Learning the Electronic Hamiltonian of Large Atomic Structures (2501.19110v2)

Abstract: Graph neural networks (GNNs) have shown promise in learning the ground-state electronic properties of materials, subverting ab initio density functional theory (DFT) calculations when the underlying lattices can be represented as small and/or repeatable unit cells (i.e., molecules and periodic crystals). Realistic systems are, however, non-ideal and generally characterized by higher structural complexity. As such, they require large (10+ Angstroms) unit cells and thousands of atoms to be accurately described. At these scales, DFT becomes computationally prohibitive, making GNNs especially attractive. In this work, we present a strictly local equivariant GNN capable of learning the electronic Hamiltonian (H) of realistically extended materials. It incorporates an augmented partitioning approach that enables training on arbitrarily large structures while preserving local atomic environments beyond boundaries.
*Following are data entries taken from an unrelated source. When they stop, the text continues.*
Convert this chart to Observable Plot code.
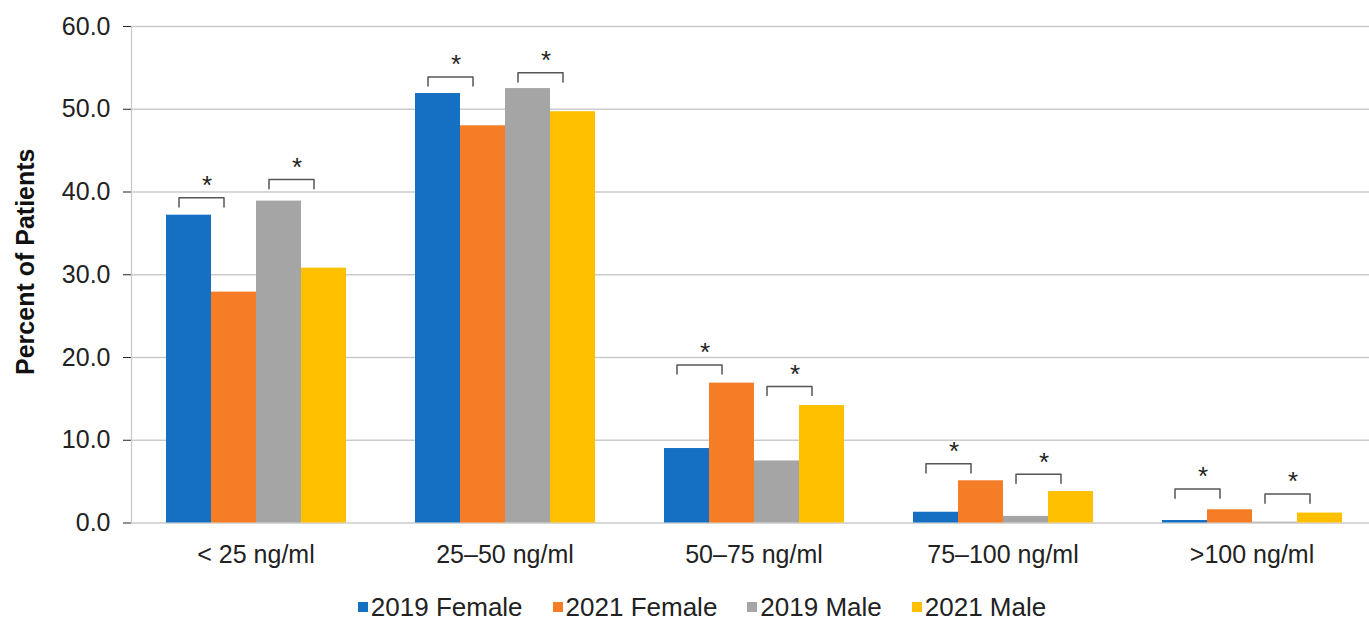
<!DOCTYPE html>
<html>
<head>
<meta charset="utf-8">
<script src="https://cdn.jsdelivr.net/npm/d3@7"></script>
<script src="https://cdn.jsdelivr.net/npm/@observablehq/plot@0.6"></script>
<style>
  html, body { margin: 0; padding: 0; background: #fff; }
  body { width: 1369px; height: 619px; overflow: hidden; font-family: "Liberation Sans", Arial, sans-serif; }
  #legend { display: flex; justify-content: center; align-items: center; margin-top: 19px; padding-left: 35px; height: 26px; font-size: 26px; color: #222; }
  #legend .item { display: flex; align-items: center; margin: 0 15px; }
  #legend .sw { width: 10px; height: 10px; margin-right: 3px; }
</style>
</head>
<body>
<div id="chart"></div>
<div id="legend"></div>
<script>
const categories = ["< 25 ng/ml", "25–50 ng/ml", "50–75 ng/ml", "75–100 ng/ml", ">100 ng/ml"];
const series = ["2019 Female", "2021 Female", "2019 Male", "2021 Male"];
const colors = ["#1570C4", "#F57D26", "#A5A5A5", "#FFC000"];
const female2019 = [37.2, 51.9, 9.0, 1.3, 0.3];
const female2021 = [27.9, 48.0, 16.9, 5.1, 1.6];
const male2019 = [38.9, 52.5, 7.5, 0.8, 0.1];
const male2021 = [30.8, 49.7, 14.2, 3.8, 1.2];
const femaleBracket = [39.3, 53.9, 19.1, 7.15, 4.1];
const maleBracket = [41.5, 54.4, 16.5, 5.9, 3.5];
const yTicks = [0, 10, 20, 30, 40, 50, 60];
const yLabel = "Percent of Patients";

const valuesBySeries = [female2019, female2021, male2019, male2021];
const rows = [];
categories.forEach((cat, i) => {
  series.forEach((s, j) => rows.push({cat, series: s, value: valuesBySeries[j][i]}));
});

const tickLen = 1.1; // bracket end-tick length, in data units
const brackets = [];
categories.forEach((cat, i) => {
  brackets.push({cat, a: series[0], b: series[1], y: femaleBracket[i], id: "F" + i});
  brackets.push({cat, a: series[2], b: series[3], y: maleBracket[i], id: "M" + i});
});
const bracketPts = [];
brackets.forEach(br => {
  bracketPts.push({cat: br.cat, id: br.id, x: br.a, y: br.y - tickLen});
  bracketPts.push({cat: br.cat, id: br.id, x: br.a, y: br.y});
  bracketPts.push({cat: br.cat, id: br.id, x: br.b, y: br.y});
  bracketPts.push({cat: br.cat, id: br.id, x: br.b, y: br.y - tickLen});
});

const gridColor = "#cbcbcb";
const font = "'Liberation Sans', Arial, sans-serif";

const chart = Plot.plot({
  width: 1369,
  height: 575,
  marginLeft: 130,
  marginRight: 0,
  marginTop: 26,
  marginBottom: 52.5,
  style: {fontFamily: font, fontSize: "25px", color: "#222", background: "#fff"},
  fx: {domain: categories, range: [129, 1378], padding: 0, label: null, axis: "bottom", tickSize: 0, tickPadding: 22},
  x: {domain: series, paddingInner: 0, paddingOuter: 0.76, axis: null},
  y: {domain: [0, 60], ticks: yTicks, tickFormat: d => d.toFixed(1), tickSize: 8, tickPadding: 13, label: null},
  color: {domain: series, range: colors},
  marks: [
    Plot.ruleY(yTicks, {stroke: gridColor, strokeWidth: 1.3}),
    Plot.frame({anchor: "left", facet: "super", stroke: gridColor, strokeWidth: 1.3}),
    Plot.barY(rows, {fx: "cat", x: "series", y: "value", fill: "series"}),
    Plot.line(bracketPts, {fx: "cat", x: "x", y: "y", z: "id", dx: -10, stroke: "#555", strokeWidth: 1.5}),
    Plot.text(brackets, {fx: "cat", x: "a", y: "y", text: () => "*", dx: 18, dy: -12, fontSize: 26, fill: "#222"}),
    Plot.text([yLabel], {frameAnchor: "left", facet: "super", rotate: -90, textAnchor: "middle", lineAnchor: "middle",
      dx: -106, dy: -13, fontSize: 25, fontWeight: "bold", fill: "#111"})
  ]
});
document.getElementById("chart").appendChild(chart);

const legend = document.getElementById("legend");
series.forEach((s, j) => {
  const item = document.createElement("div");
  item.className = "item";
  const sw = document.createElement("span");
  sw.className = "sw";
  sw.style.background = colors[j];
  const label = document.createElement("span");
  label.textContent = s;
  item.appendChild(sw);
  item.appendChild(label);
  legend.appendChild(item);
});
</script>
</body>
</html>
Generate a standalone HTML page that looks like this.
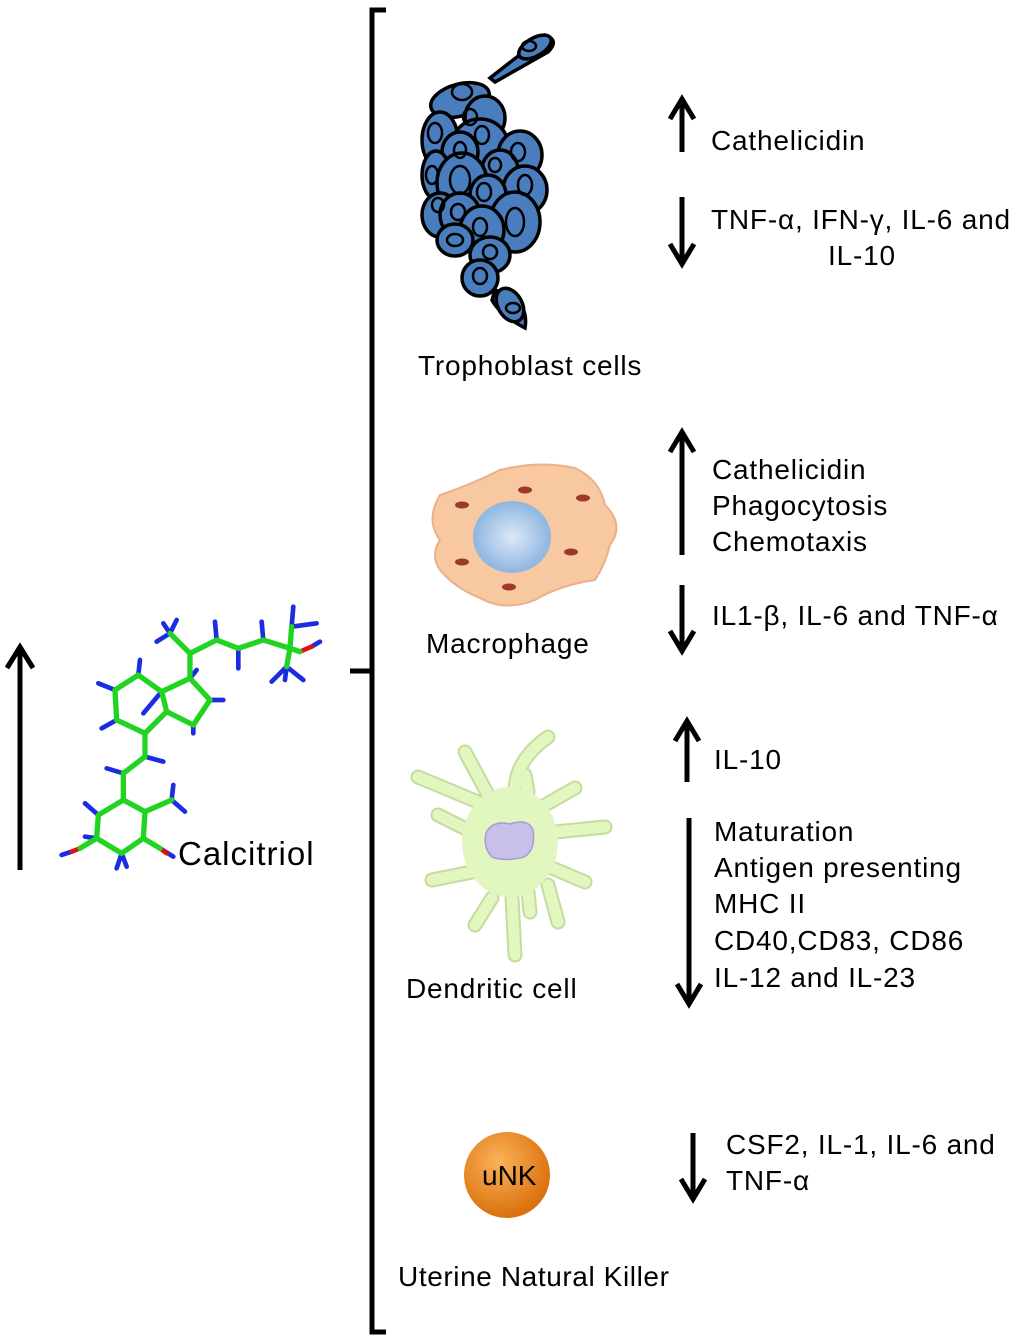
<!DOCTYPE html>
<html><head><meta charset="utf-8"><style>
body{margin:0;background:#fff}
svg{display:block}
text{font-family:"Liberation Sans",sans-serif;fill:#000}
</style></head><body>
<svg width="1024" height="1341" viewBox="0 0 1024 1341" xmlns="http://www.w3.org/2000/svg">
<defs>
<radialGradient id="nuc" cx="50%" cy="50%" r="50%"><stop offset="0" stop-color="#dbe9f7"/><stop offset="1" stop-color="#8fb5e0"/></radialGradient>
<radialGradient id="unk" cx="40%" cy="35%" r="65%"><stop offset="0" stop-color="#fbb35a"/><stop offset="1" stop-color="#d9700c"/></radialGradient>
</defs>
<!-- bracket -->
<g stroke="#000" stroke-width="5" fill="none">
<path d="M386 10 H372 V1332 H386"/>
<path d="M350 671 H372"/>
</g>
<!-- arrows -->
<g stroke="#000" stroke-width="5" fill="none" stroke-linecap="butt" stroke-linejoin="miter">
<path d="M20 870 V647 M7 668 L20 647 L33 668"/>
<path d="M682 152 V99 M670 119 L682 99 L694 119"/>
<path d="M682 197 V264 M670 244 L682 264 L694 244"/>
<path d="M682 555 V432 M670 452 L682 432 L694 452"/>
<path d="M682 585 V651 M670 631 L682 651 L694 631"/>
<path d="M687 782 V721 M675 741 L687 721 L699 741"/>
<path d="M689 818 V1004 M677 984 L689 1004 L701 984"/>
<path d="M693 1133 V1199 M681 1179 L693 1199 L705 1179"/>
</g>
<!-- molecule -->
<g transform="translate(0,590) scale(0.3333)" stroke-linecap="round" fill="none">
<g stroke="#1a2de0" stroke-width="14">
<path d="M290 745 L255 740 M295 675 L255 640 M365 790 L350 835 M365 790 L380 830 M515 630 L520 585 M515 630 L555 665 M350 390 L305 415 M345 300 L295 280 M415 255 L420 210 M485 305 L430 370 M630 330 L670 330 M580 405 L580 430 M570 265 L590 240 M510 130 L470 155 M510 130 L490 100 M510 130 L530 90 M650 150 L645 95 M715 175 L715 235 M790 150 L785 95 M875 110 L880 50 M875 110 L950 100 M860 230 L815 275 M860 230 L910 270 M860 230 L855 270 M435 500 L490 515 M370 550 L320 535 M185 795 L215 785 M480 775 L520 800 M960 155 L935 170"/>
</g>
<g stroke="#e01010" stroke-width="14"><path d="M240 775 L215 785 M480 775 L500 790 M900 185 L935 170"/></g>
<g stroke="#22d422" stroke-width="16" stroke-linejoin="round">
<path d="M290 745 L295 675 L370 630 L435 665 L430 745 L365 790 Z"/>
<path d="M370 630 L370 550 L435 500 L435 430"/>
<path d="M435 430 L350 390 L345 300 L415 255 L485 305 L500 365 Z"/>
<path d="M485 305 L570 265 L630 330 L580 405 L500 365"/>
<path d="M570 265 L570 190 L650 150 L715 175 L790 150 L870 175 L875 110 M870 175 L900 185 M870 175 L860 230 M570 190 L510 130"/>
<path d="M435 665 L515 630 M290 745 L240 775 M430 745 L480 775"/>
</g>
</g>
<text x="178" y="865" font-size="33" letter-spacing="1">Calcitriol</text>
<!-- trophoblast -->
<g stroke="#000" stroke-width="3.5" fill="#4a7dbd">
<path d="M490 78 L545 35 Q560 40 548 52 L495 82 Z"/>
<ellipse cx="535" cy="47" rx="18" ry="9" transform="rotate(-30 535 47)"/>
<ellipse cx="460" cy="100" rx="30" ry="16" transform="rotate(-15 460 100)"/>
<ellipse cx="485" cy="118" rx="20" ry="22"/>
<ellipse cx="440" cy="140" rx="18" ry="28"/>
<ellipse cx="480" cy="145" rx="28" ry="26"/>
<ellipse cx="520" cy="155" rx="22" ry="24"/>
<ellipse cx="460" cy="152" rx="18" ry="20"/>
<ellipse cx="436" cy="175" rx="14" ry="24"/>
<ellipse cx="500" cy="170" rx="18" ry="20"/>
<ellipse cx="462" cy="183" rx="25" ry="30"/>
<ellipse cx="525" cy="190" rx="22" ry="24"/>
<ellipse cx="488" cy="195" rx="18" ry="20"/>
<ellipse cx="440" cy="215" rx="18" ry="22"/>
<ellipse cx="460" cy="215" rx="20" ry="22"/>
<ellipse cx="515" cy="222" rx="25" ry="30"/>
<ellipse cx="482" cy="230" rx="22" ry="24"/>
<ellipse cx="455" cy="240" rx="18" ry="16"/>
<ellipse cx="490" cy="255" rx="20" ry="18"/>
<ellipse cx="480" cy="278" rx="18" ry="18"/>
<path d="M495 290 Q530 300 525 328 Q500 315 492 300 Z"/>
<ellipse cx="510" cy="305" rx="12" ry="18" transform="rotate(-30 510 305)"/>
</g>
<g stroke="#000" stroke-width="2.5" fill="none">
<ellipse cx="462" cy="92" rx="10" ry="8"/><ellipse cx="470" cy="117" rx="7" ry="8"/>
<ellipse cx="435" cy="133" rx="7" ry="10"/><ellipse cx="482" cy="135" rx="7" ry="9"/>
<ellipse cx="518" cy="152" rx="7" ry="9"/><ellipse cx="460" cy="150" rx="6" ry="8"/>
<ellipse cx="432" cy="175" rx="6" ry="9"/><ellipse cx="460" cy="180" rx="10" ry="14"/>
<ellipse cx="495" cy="165" rx="6" ry="7"/><ellipse cx="525" cy="185" rx="7" ry="10"/>
<ellipse cx="484" cy="192" rx="7" ry="9"/><ellipse cx="438" cy="205" rx="6" ry="7"/>
<ellipse cx="458" cy="212" rx="7" ry="8"/><ellipse cx="515" cy="222" rx="9" ry="14"/>
<ellipse cx="480" cy="227" rx="7" ry="9"/><ellipse cx="455" cy="240" rx="8" ry="6"/>
<ellipse cx="490" cy="252" rx="7" ry="7"/><ellipse cx="480" cy="276" rx="7" ry="8"/>
<ellipse cx="513" cy="308" rx="7" ry="5"/><ellipse cx="529" cy="46" rx="7" ry="5"/>
</g>
<text x="418" y="375" font-size="28" letter-spacing="0.8">Trophoblast cells</text>
<!-- macrophage -->
<path d="M440 495 Q470 485 500 470 Q540 460 575 468 Q600 480 605 505 Q625 525 610 545 Q605 565 595 580 Q560 585 535 600 Q505 612 480 598 Q455 588 440 570 Q430 555 440 540 Q425 520 440 495 Z" fill="#f8c8a0" stroke="#eab08a" stroke-width="2"/>
<ellipse cx="512" cy="537" rx="39" ry="36" fill="url(#nuc)"/>
<g fill="#9b3a2a"><ellipse cx="462" cy="505" rx="7" ry="3.5"/><ellipse cx="525" cy="490" rx="7" ry="3.5"/><ellipse cx="583" cy="498" rx="7" ry="3.5"/><ellipse cx="571" cy="552" rx="7" ry="3.5"/><ellipse cx="462" cy="562" rx="7" ry="3.5"/><ellipse cx="509" cy="587" rx="7" ry="3.5"/></g>
<text x="426" y="653" font-size="28" letter-spacing="0.8">Macrophage</text>
<!-- dendritic -->
<g stroke-linecap="round" fill="none">
<g stroke="#c5dc9f" stroke-width="15">
<path id="arms" d="M515 792 Q515 760 548 737 M492 802 L465 752 M478 802 L418 777 M472 832 L438 815 M472 872 L432 880 M492 898 L475 925 M512 898 L515 955 M528 892 L530 912 M548 885 L558 922 M552 868 L585 882 M555 832 L605 827 M545 805 L575 788 M528 792 L525 775"/>
</g>
<g stroke="#e2f6c0" stroke-width="11">
<path d="M515 792 Q515 760 548 737 M492 802 L465 752 M478 802 L418 777 M472 832 L438 815 M472 872 L432 880 M492 898 L475 925 M512 898 L515 955 M528 892 L530 912 M548 885 L558 922 M552 868 L585 882 M555 832 L605 827 M545 805 L575 788 M528 792 L525 775"/>
</g>
</g>
<ellipse cx="510" cy="842" rx="48" ry="55" fill="#e2f6c0"/>
<path d="M486 833 Q492 820 510 824 Q528 818 533 830 Q536 850 524 857 Q505 862 492 857 Q483 848 486 833 Z" fill="#c9c0ea" stroke="#a99cd4" stroke-width="1.5"/>
<text x="406" y="998" font-size="28" letter-spacing="0.8">Dendritic cell</text>
<!-- uNK -->
<circle cx="507" cy="1175" r="43" fill="url(#unk)"/>
<text x="482" y="1185" font-size="28" fill="#222">uNK</text>
<text x="398" y="1286" font-size="28" letter-spacing="0.6">Uterine Natural Killer</text>
<!-- right texts -->
<g font-size="28" letter-spacing="0.8">
<text x="711" y="150">Cathelicidin</text>
<text x="711" y="229">TNF-α, IFN-γ, IL-6 and</text>
<text x="828" y="265">IL-10</text>
<text x="712" y="479">Cathelicidin</text>
<text x="712" y="515">Phagocytosis</text>
<text x="712" y="551">Chemotaxis</text>
<text x="712" y="625">IL1-β, IL-6 and TNF-α</text>
<text x="714" y="769">IL-10</text>
<text x="714" y="841">Maturation</text>
<text x="714" y="877">Antigen presenting</text>
<text x="714" y="913">MHC II</text>
<text x="714" y="950">CD40,CD83, CD86</text>
<text x="714" y="987">IL-12 and IL-23</text>
<text x="726" y="1154">CSF2, IL-1, IL-6 and</text>
<text x="726" y="1190">TNF-α</text>
</g>
</svg>
</body></html>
We demonstrate its capabilities by predicting the electronic Hamiltonian of various systems with up to 3,000 nodes (atoms), 500,000+ edges, ~28 million orbital interactions (nonzero entries of H), and $\leq$0.53% error in the eigenvalue spectra. Our work expands the applicability of current electronic property prediction methods to some of the most challenging cases encountered in computational materials science, namely systems with disorder, interfaces, and defects.